Im Obstbau seien die Schäden sehr unterschiedlich, sagte Pflanzenschutzberater Hans-Dieter Beuschlein. Es komme auf den Reife- oder Entwicklungsgrad der einzelnen Arten und Sorten an, aber auch die Lage spiele eine Rolle. Walnüsse werde es vermutlich in diesem Jahr kaum geben. Dort sei fast alles erfroren. Auch beim Steinobst (Pfirsich, Nektarine, Aprikose) werde es wohl einen Totalschaden geben. Bei Zwetschgen und Kirschen könne man den Schaden noch nicht genau beziffern. Die Birne sei stärker betroffen als der Apfel, weil die Entwicklung beider Pflanzen unterschiedlich weit sei.

Bei den Erd- und Johannisbeeren seien die wenigsten Schäden aufgetreten – vor allem dort, wo die Pflanzen abgedeckt oder beregnet worden seien. Die Stachelbeeren hätten bereits Früchte getragen, die alle erfroren seien, und man müsse nun abwarten, ob dort noch etwas nachkomme.

Ackerbau kaum betroffen

Die Schäden im Ackerbau hielten sich im Rahmen, so Reinhard Schulze, Sachgebietsleiter Landwirtschaftliche Produktion, und Pflanzenbauberater Volker Heitz. Die meisten Pflanzen befänden sich noch im Boden. Betroffen seien vor allem Bauern, die ihren Mais besonders früh ausgebracht hätten.
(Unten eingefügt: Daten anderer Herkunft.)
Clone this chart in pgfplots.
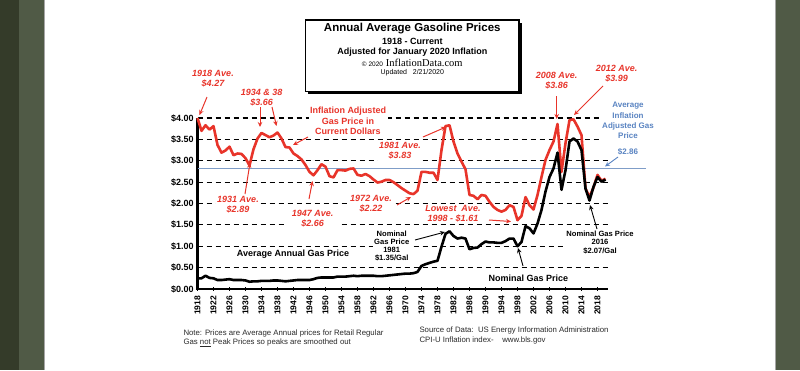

Bei einzelnen Betrieben führe dies zu schmerzhaften Verlusten.

Info: Gibt es Hilfe?

Das Landratsamt bietet laut Moritz in den nächsten Wochen Beratung an und begeht Felder. Im Moment sei man damit beschäftigt, Daten zu erheben und dem Ministerium vorzulegen. Dort werde dann eine finanzielle Unterstützung geprüft. Von den landesweit 7000 Hektar Weinbauflächen und den noch mal so großen Obstbauflächen liege ein sehr großer Teil in der Ortenau. Es komme auch darauf an, die Landwirte durch den Kauf regionaler Produkte zu unterstützen.